Instructions to follow: Check each line of the data for "matplotlib" and select those that have it.

--- start Information supplied ---

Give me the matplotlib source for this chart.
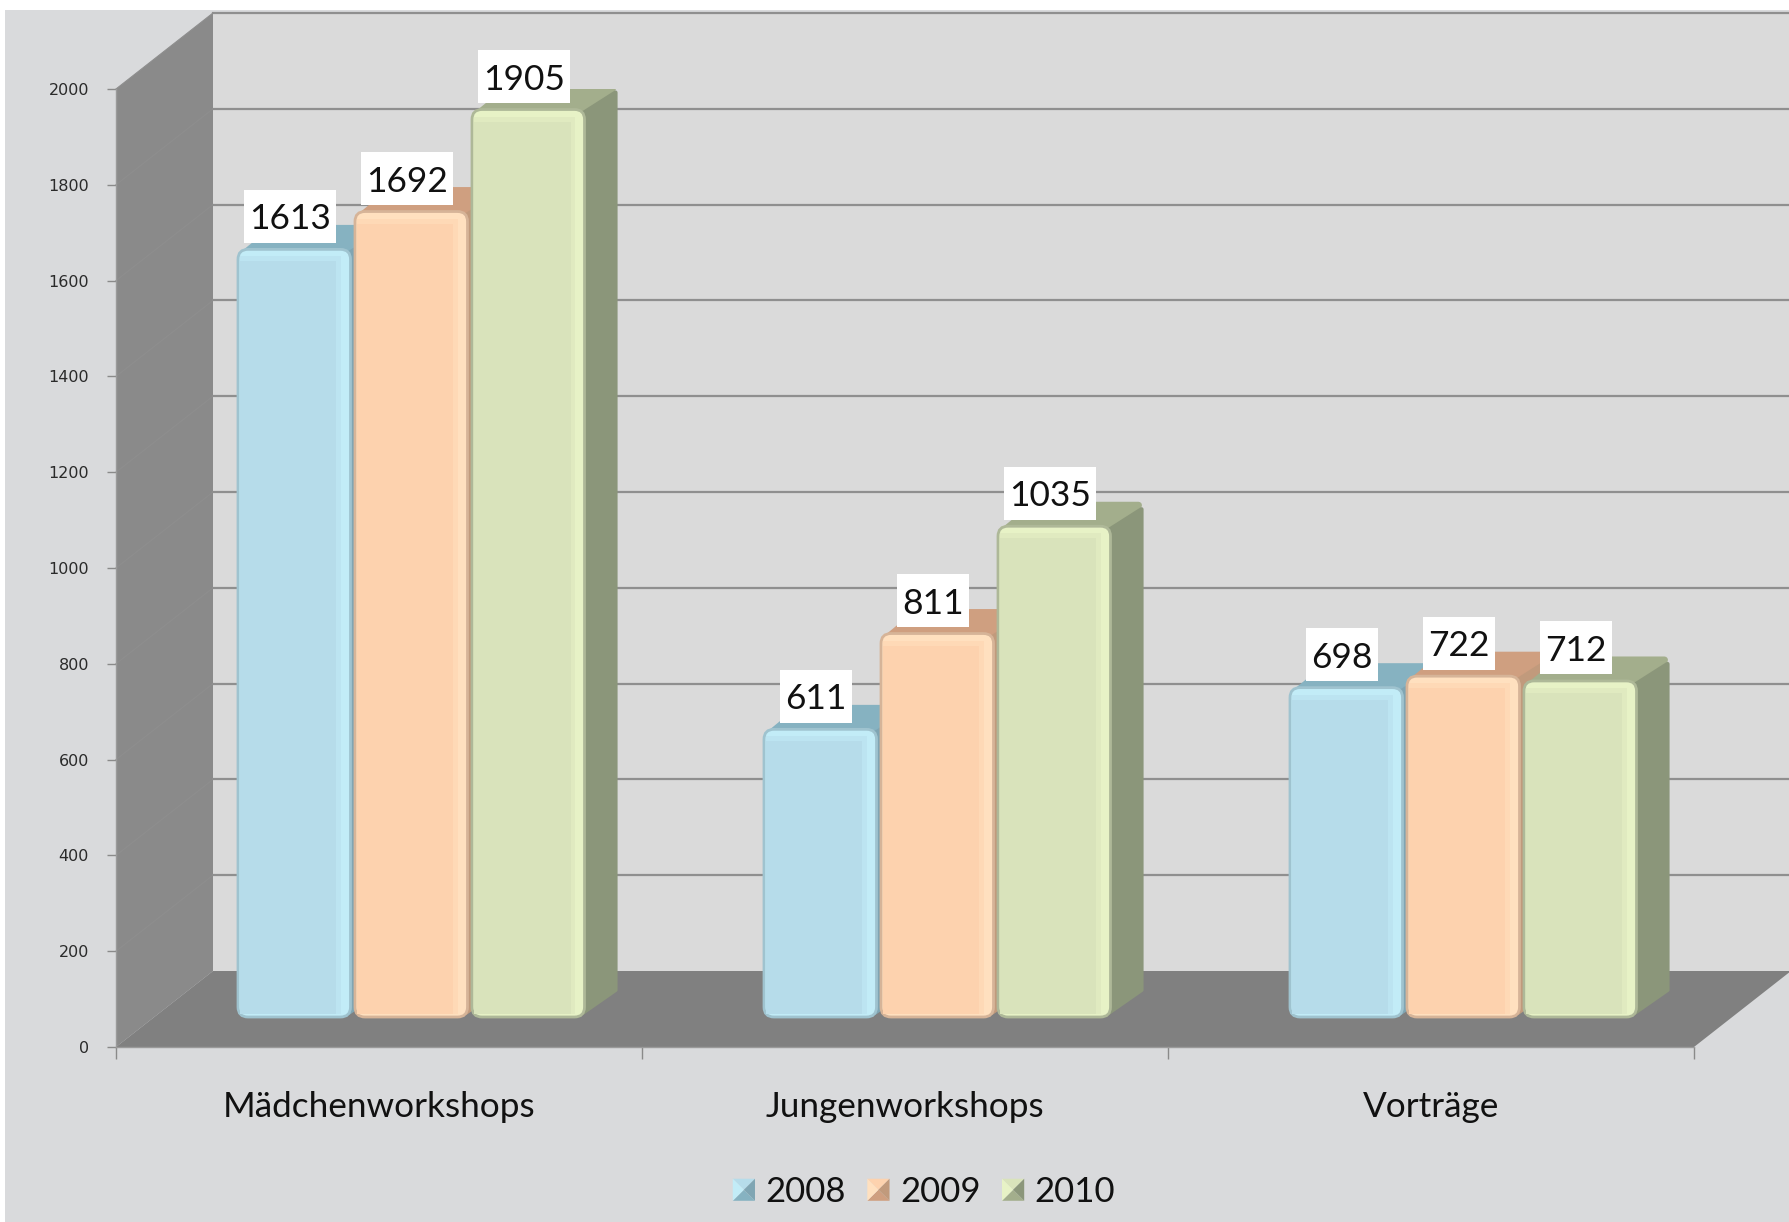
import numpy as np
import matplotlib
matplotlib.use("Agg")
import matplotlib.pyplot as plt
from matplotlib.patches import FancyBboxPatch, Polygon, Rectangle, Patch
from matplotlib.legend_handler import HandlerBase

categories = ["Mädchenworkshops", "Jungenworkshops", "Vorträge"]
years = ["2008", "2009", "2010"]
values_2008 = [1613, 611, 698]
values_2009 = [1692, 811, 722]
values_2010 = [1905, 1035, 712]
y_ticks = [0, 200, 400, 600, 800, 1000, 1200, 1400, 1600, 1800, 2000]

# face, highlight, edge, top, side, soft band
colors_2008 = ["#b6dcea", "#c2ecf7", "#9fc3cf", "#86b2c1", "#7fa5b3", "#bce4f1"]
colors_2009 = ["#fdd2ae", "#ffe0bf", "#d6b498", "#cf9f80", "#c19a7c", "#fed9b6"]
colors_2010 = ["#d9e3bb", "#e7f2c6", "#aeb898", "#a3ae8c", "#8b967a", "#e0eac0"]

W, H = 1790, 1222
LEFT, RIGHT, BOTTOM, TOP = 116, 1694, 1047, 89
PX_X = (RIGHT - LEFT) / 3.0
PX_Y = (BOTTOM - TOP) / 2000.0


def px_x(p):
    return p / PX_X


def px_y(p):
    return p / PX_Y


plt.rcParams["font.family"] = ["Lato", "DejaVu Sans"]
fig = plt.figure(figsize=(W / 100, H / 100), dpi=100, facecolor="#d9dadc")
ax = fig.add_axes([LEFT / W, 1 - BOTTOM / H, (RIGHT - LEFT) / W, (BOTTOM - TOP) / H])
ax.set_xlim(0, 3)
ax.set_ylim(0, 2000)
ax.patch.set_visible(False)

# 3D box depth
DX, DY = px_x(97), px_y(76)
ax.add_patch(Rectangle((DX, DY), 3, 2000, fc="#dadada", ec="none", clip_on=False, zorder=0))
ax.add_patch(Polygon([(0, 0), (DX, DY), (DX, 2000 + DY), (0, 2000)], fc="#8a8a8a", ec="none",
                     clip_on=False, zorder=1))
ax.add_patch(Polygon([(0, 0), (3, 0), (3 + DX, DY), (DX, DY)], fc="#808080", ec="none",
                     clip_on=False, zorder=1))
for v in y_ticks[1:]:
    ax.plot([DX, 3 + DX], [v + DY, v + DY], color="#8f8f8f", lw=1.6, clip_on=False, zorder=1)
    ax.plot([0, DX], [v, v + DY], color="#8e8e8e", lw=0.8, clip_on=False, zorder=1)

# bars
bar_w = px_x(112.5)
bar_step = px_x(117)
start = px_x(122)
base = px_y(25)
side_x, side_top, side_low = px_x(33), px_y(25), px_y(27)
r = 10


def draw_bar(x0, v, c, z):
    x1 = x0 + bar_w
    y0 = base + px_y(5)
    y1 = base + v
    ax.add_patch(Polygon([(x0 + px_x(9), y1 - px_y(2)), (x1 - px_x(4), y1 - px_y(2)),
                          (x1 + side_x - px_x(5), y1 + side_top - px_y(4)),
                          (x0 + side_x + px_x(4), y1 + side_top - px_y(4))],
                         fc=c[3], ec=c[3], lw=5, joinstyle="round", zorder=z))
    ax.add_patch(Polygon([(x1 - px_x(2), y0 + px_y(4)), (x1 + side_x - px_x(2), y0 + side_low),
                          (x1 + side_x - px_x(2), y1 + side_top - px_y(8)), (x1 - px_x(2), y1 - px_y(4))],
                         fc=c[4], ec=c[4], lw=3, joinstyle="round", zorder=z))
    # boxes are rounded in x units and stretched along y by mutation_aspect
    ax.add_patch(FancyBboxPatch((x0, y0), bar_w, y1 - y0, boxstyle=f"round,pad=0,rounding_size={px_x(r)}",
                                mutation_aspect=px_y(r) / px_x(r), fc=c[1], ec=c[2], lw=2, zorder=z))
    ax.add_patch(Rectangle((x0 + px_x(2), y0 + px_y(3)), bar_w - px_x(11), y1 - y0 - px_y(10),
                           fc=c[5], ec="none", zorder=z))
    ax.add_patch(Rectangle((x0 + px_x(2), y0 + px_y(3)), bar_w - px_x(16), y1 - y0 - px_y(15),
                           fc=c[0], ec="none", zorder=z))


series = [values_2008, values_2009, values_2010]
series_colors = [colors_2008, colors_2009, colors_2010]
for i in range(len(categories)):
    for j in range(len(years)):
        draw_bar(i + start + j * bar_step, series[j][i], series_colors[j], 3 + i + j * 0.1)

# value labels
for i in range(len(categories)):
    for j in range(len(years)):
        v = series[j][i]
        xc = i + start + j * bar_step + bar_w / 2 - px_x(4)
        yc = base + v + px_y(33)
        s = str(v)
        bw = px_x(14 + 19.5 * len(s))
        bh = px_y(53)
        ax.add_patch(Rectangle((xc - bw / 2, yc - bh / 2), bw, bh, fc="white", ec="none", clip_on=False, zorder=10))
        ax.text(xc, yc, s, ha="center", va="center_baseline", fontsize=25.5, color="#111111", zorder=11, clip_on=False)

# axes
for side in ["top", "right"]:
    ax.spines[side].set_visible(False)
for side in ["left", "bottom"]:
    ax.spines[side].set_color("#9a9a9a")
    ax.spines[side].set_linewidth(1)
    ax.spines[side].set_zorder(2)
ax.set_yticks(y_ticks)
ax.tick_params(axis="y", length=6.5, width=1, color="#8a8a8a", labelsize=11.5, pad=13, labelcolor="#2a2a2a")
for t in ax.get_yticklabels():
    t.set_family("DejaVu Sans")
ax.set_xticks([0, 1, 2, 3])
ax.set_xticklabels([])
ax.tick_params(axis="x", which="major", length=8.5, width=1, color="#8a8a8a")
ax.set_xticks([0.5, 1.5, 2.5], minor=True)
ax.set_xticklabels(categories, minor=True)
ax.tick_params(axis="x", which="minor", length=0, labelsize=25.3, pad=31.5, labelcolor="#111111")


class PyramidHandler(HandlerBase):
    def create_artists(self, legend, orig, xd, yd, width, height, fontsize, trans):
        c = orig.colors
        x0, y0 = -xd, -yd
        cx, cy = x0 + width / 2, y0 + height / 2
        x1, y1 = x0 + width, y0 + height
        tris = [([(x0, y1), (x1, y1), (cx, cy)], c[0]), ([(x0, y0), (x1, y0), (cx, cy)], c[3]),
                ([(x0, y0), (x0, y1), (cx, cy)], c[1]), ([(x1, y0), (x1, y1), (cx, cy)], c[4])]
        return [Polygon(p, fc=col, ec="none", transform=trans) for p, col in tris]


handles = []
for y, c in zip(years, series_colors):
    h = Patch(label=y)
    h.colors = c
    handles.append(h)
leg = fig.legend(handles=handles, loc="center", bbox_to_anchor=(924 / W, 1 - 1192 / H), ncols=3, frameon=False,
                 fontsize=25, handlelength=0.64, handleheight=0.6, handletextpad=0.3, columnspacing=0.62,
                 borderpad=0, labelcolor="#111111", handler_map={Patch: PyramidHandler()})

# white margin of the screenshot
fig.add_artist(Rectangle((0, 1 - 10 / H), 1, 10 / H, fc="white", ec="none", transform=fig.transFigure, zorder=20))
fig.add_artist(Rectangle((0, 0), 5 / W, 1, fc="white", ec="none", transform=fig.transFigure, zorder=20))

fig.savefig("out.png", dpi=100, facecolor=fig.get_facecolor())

--- end Information supplied ---

Solved problem:
Give me the matplotlib source for this chart.
import matplotlib
matplotlib.use("Agg")
import matplotlib.pyplot as plt
from matplotlib.patches import FancyBboxPatch, Polygon, Rectangle, Patch
from matplotlib.legend_handler import HandlerBase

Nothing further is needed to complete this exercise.